- [PROMPT]
Output all the data exactly. Pictures do not belong in the copy.

- [INFORMATION PROVIDED]
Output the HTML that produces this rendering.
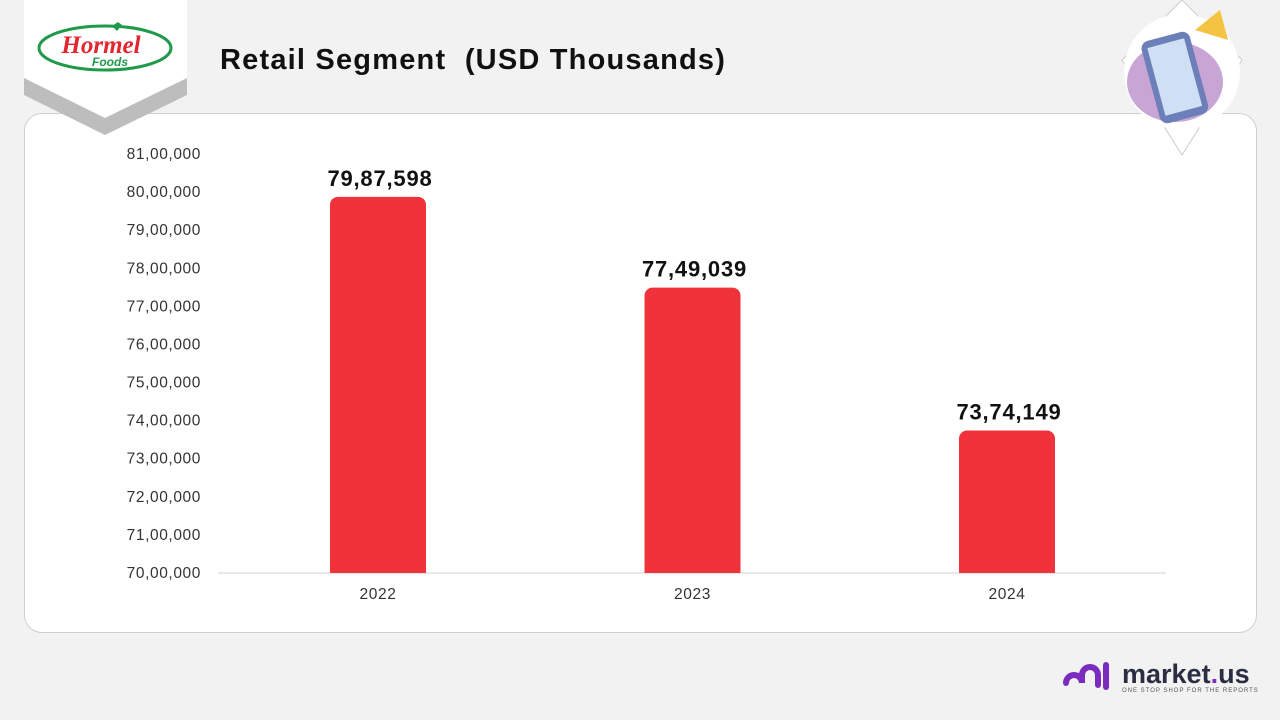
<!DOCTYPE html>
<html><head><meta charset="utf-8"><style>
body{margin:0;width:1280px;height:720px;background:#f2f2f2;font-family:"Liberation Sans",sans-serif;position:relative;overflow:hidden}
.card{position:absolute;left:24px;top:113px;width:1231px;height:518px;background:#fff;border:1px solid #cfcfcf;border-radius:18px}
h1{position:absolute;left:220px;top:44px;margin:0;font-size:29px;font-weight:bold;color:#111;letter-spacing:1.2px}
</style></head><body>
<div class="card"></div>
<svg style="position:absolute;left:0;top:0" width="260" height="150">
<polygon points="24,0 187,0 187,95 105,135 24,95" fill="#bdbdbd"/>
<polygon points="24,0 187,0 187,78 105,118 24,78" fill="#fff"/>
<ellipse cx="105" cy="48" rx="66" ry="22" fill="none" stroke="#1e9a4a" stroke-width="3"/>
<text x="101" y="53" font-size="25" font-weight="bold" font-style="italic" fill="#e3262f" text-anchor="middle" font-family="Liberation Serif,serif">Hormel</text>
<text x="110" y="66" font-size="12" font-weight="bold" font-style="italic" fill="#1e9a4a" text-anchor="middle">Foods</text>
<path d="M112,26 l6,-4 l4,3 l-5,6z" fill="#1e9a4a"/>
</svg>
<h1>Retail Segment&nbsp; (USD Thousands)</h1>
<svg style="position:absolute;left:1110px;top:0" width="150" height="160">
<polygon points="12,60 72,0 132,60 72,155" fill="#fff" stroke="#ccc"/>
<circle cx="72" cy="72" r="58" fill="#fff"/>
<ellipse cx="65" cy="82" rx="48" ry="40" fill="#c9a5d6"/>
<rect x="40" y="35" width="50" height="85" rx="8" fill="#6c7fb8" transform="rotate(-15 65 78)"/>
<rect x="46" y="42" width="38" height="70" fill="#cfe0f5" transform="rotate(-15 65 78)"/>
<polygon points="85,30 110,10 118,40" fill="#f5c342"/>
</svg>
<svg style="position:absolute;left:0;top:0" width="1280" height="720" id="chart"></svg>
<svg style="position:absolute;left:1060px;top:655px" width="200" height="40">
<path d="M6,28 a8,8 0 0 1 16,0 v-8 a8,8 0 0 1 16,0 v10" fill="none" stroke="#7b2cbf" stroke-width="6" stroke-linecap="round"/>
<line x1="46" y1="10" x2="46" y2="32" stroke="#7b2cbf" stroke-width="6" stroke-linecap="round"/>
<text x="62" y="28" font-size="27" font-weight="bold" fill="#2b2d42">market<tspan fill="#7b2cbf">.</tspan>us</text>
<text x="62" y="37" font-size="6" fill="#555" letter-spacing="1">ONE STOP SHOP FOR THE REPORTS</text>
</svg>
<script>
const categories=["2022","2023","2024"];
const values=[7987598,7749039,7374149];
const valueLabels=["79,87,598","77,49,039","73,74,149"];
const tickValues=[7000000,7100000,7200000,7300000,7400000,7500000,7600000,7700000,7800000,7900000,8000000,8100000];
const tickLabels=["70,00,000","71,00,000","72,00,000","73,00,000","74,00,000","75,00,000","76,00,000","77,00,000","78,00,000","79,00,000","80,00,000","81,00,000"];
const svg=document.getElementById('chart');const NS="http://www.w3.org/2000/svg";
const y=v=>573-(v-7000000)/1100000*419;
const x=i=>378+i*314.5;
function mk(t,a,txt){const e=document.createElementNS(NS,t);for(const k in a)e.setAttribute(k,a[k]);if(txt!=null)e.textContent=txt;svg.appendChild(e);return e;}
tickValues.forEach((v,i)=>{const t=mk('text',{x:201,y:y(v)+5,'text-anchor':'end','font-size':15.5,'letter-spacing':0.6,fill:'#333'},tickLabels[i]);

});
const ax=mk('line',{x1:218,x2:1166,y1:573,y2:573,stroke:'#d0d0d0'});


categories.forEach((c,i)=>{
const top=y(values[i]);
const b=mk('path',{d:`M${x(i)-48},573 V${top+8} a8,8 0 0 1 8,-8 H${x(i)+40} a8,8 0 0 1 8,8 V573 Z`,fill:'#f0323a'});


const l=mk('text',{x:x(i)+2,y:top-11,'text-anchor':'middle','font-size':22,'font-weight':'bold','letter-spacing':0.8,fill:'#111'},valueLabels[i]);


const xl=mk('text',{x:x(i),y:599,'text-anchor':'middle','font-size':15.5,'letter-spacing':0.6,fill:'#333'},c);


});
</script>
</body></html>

- [TASK OUTPUT]
Output the HTML that produces this rendering.
<!DOCTYPE html>
<html><head><meta charset="utf-8"><style>
body{margin:0;width:1280px;height:720px;background:#f2f2f2;font-family:"Liberation Sans",sans-serif;position:relative;overflow:hidden}
.card{position:absolute;left:24px;top:113px;width:1231px;height:518px;background:#fff;border:1px solid #cfcfcf;border-radius:18px}
h1{position:absolute;left:220px;top:44px;margin:0;font-size:29px;font-weight:bold;color:#111;letter-spacing:1.2px}
</style></head><body>
<div class="card"></div>
<svg style="position:absolute;left:0;top:0" width="260" height="150">
<polygon points="24,0 187,0 187,95 105,135 24,95" fill="#bdbdbd"/>
<polygon points="24,0 187,0 187,78 105,118 24,78" fill="#fff"/>
<ellipse cx="105" cy="48" rx="66" ry="22" fill="none" stroke="#1e9a4a" stroke-width="3"/>
<text x="101" y="53" font-size="25" font-weight="bold" font-style="italic" fill="#e3262f" text-anchor="middle" font-family="Liberation Serif,serif">Hormel</text>
<text x="110" y="66" font-size="12" font-weight="bold" font-style="italic" fill="#1e9a4a" text-anchor="middle">Foods</text>
<path d="M112,26 l6,-4 l4,3 l-5,6z" fill="#1e9a4a"/>
</svg>
<h1>Retail Segment&nbsp; (USD Thousands)</h1>
<svg style="position:absolute;left:1110px;top:0" width="150" height="160">
<polygon points="12,60 72,0 132,60 72,155" fill="#fff" stroke="#ccc"/>
<circle cx="72" cy="72" r="58" fill="#fff"/>
<ellipse cx="65" cy="82" rx="48" ry="40" fill="#c9a5d6"/>
<rect x="40" y="35" width="50" height="85" rx="8" fill="#6c7fb8" transform="rotate(-15 65 78)"/>
<rect x="46" y="42" width="38" height="70" fill="#cfe0f5" transform="rotate(-15 65 78)"/>
<polygon points="85,30 110,10 118,40" fill="#f5c342"/>
</svg>
<svg style="position:absolute;left:0;top:0" width="1280" height="720" id="chart"></svg>
<svg style="position:absolute;left:1060px;top:655px" width="200" height="40">
<path d="M6,28 a8,8 0 0 1 16,0 v-8 a8,8 0 0 1 16,0 v10" fill="none" stroke="#7b2cbf" stroke-width="6" stroke-linecap="round"/>
<line x1="46" y1="10" x2="46" y2="32" stroke="#7b2cbf" stroke-width="6" stroke-linecap="round"/>
<text x="62" y="28" font-size="27" font-weight="bold" fill="#2b2d42">market<tspan fill="#7b2cbf">.</tspan>us</text>
<text x="62" y="37" font-size="6" fill="#555" letter-spacing="1">ONE STOP SHOP FOR THE REPORTS</text>
</svg>
<script>
const categories=["2022","2023","2024"];
const values=[7987598,7749039,7374149];
const valueLabels=["79,87,598","77,49,039","73,74,149"];
const tickValues=[7000000,7100000,7200000,7300000,7400000,7500000,7600000,7700000,7800000,7900000,8000000,8100000];
const tickLabels=["70,00,000","71,00,000","72,00,000","73,00,000","74,00,000","75,00,000","76,00,000","77,00,000","78,00,000","79,00,000","80,00,000","81,00,000"];
const svg=document.getElementById('chart');const NS="http://www.w3.org/2000/svg";
const y=v=>573-(v-7000000)/1100000*419;
const x=i=>378+i*314.5;
function mk(t,a,txt){const e=document.createElementNS(NS,t);for(const k in a)e.setAttribute(k,a[k]);if(txt!=null)e.textContent=txt;svg.appendChild(e);return e;}
tickValues.forEach((v,i)=>{const t=mk('text',{x:201,y:y(v)+5,'text-anchor':'end','font-size':15.5,'letter-spacing':0.6,fill:'#333'},tickLabels[i]);

});
const ax=mk('line',{x1:218,x2:1166,y1:573,y2:573,stroke:'#d0d0d0'});


categories.forEach((c,i)=>{
const top=y(values[i]);
const b=mk('path',{d:`M${x(i)-48},573 V${top+8} a8,8 0 0 1 8,-8 H${x(i)+40} a8,8 0 0 1 8,8 V573 Z`,fill:'#f0323a'});


const l=mk('text',{x:x(i)+2,y:top-11,'text-anchor':'middle','font-size':22,'font-weight':'bold','letter-spacing':0.8,fill:'#111'},valueLabels[i]);


const xl=mk('text',{x:x(i),y:599,'text-anchor':'middle','font-size':15.5,'letter-spacing':0.6,fill:'#333'},c);


});
</script>
</body></html>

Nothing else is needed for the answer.